-- Goal of the exercise --
Only the lines from the top of the listing below to the line that has "['P18', 'P19', 'P20', 'P21', 'P22', 'P23', 'P24'];" should be echoed, with both ends kept and pictures left out.

--- BEGIN Data lines ---

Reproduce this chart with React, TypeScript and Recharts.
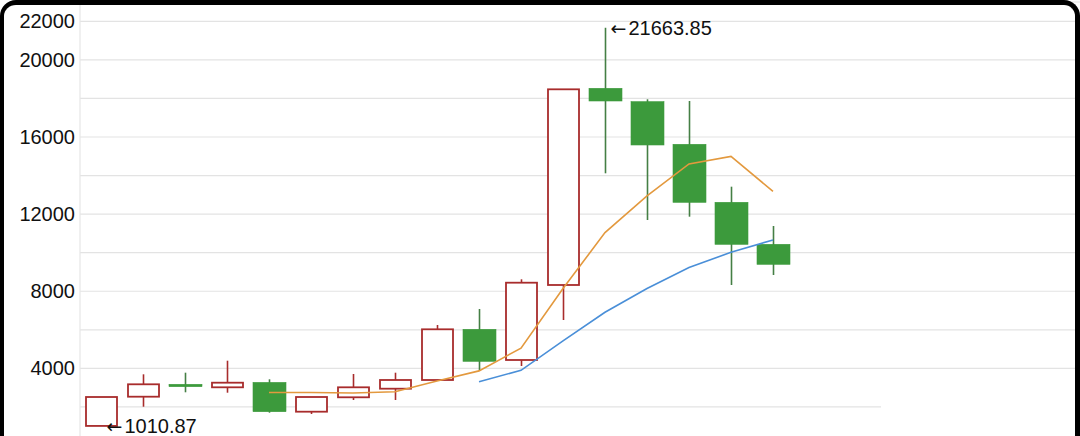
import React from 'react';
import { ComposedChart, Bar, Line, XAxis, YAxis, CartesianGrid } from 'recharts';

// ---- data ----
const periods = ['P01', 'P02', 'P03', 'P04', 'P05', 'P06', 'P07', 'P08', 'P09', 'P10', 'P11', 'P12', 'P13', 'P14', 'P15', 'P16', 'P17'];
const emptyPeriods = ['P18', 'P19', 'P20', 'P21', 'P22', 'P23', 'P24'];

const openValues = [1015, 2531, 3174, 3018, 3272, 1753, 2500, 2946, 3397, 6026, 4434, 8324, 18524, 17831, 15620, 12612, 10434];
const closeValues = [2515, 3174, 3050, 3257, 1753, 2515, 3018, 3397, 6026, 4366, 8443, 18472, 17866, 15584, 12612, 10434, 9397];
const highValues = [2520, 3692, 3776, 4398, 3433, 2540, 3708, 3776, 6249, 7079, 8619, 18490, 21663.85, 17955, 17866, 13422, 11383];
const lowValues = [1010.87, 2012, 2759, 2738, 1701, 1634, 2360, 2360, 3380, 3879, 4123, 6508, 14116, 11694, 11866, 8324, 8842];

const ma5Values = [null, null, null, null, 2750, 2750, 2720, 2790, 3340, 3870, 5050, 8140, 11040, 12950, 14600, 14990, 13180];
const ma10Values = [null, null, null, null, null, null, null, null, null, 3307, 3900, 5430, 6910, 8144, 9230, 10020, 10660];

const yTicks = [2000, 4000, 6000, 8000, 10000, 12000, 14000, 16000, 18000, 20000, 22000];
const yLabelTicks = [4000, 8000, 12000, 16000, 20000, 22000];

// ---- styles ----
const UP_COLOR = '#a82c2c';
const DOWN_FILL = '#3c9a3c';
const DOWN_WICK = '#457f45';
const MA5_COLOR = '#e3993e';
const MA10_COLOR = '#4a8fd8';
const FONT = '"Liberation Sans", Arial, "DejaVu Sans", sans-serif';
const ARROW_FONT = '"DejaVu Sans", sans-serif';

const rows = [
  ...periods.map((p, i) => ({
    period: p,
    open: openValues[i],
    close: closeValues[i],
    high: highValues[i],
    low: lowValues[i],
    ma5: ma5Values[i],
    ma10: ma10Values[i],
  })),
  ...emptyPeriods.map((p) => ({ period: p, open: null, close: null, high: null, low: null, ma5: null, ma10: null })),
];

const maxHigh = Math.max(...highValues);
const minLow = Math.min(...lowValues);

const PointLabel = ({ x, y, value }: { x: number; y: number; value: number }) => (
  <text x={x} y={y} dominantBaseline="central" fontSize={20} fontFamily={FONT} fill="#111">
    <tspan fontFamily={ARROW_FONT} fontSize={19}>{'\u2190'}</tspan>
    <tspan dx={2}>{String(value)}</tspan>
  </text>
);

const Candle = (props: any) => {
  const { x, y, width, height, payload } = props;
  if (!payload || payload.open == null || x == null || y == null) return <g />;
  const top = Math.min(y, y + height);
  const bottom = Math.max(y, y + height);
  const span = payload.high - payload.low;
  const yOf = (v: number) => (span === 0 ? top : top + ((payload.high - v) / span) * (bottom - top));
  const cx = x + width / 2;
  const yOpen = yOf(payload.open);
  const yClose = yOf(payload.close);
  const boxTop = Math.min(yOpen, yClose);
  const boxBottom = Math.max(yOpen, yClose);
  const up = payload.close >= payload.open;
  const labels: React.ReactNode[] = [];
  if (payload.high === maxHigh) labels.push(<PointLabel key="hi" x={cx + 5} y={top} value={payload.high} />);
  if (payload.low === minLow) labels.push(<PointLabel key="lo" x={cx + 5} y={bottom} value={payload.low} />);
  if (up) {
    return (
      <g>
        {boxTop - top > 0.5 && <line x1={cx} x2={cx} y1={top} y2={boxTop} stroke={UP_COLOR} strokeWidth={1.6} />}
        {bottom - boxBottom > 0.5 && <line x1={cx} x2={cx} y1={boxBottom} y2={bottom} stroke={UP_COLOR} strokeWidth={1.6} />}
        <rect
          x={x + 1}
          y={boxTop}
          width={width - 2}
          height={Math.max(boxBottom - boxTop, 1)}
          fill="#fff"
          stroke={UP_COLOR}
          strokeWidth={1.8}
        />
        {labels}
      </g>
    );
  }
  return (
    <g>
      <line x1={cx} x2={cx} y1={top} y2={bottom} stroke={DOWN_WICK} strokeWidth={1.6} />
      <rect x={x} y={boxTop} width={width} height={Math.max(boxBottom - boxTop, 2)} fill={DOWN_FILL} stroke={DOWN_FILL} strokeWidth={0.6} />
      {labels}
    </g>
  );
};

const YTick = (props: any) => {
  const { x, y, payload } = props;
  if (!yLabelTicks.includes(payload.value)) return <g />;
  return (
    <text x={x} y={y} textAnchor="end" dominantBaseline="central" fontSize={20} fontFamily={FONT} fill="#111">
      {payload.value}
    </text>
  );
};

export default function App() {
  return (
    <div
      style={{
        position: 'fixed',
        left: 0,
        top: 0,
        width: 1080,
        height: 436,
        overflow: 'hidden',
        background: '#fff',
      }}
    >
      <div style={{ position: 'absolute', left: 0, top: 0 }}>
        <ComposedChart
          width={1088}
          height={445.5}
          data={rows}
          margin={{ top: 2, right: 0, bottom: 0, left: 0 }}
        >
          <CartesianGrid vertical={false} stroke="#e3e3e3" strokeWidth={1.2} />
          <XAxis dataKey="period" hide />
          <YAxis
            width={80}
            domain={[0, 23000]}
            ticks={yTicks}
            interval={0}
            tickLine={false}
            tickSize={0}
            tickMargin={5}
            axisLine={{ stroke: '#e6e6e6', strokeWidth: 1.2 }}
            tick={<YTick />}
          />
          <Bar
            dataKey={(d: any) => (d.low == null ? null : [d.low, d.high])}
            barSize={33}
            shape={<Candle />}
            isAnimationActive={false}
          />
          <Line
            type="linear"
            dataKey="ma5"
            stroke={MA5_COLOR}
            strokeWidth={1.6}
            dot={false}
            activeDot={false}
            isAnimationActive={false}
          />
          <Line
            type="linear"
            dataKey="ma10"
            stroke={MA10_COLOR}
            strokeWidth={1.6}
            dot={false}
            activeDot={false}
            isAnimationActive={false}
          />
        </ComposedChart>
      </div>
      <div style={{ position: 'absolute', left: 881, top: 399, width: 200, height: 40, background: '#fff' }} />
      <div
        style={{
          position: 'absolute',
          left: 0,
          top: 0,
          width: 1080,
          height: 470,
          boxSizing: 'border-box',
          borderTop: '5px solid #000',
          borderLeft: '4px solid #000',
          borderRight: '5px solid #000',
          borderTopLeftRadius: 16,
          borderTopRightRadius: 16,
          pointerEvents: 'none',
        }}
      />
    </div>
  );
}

--- END Data lines ---

-- Response --
Reproduce this chart with React, TypeScript and Recharts.
import React from 'react';
import { ComposedChart, Bar, Line, XAxis, YAxis, CartesianGrid } from 'recharts';

// ---- data ----
const periods = ['P01', 'P02', 'P03', 'P04', 'P05', 'P06', 'P07', 'P08', 'P09', 'P10', 'P11', 'P12', 'P13', 'P14', 'P15', 'P16', 'P17'];
const emptyPeriods = ['P18', 'P19', 'P20', 'P21', 'P22', 'P23', 'P24'];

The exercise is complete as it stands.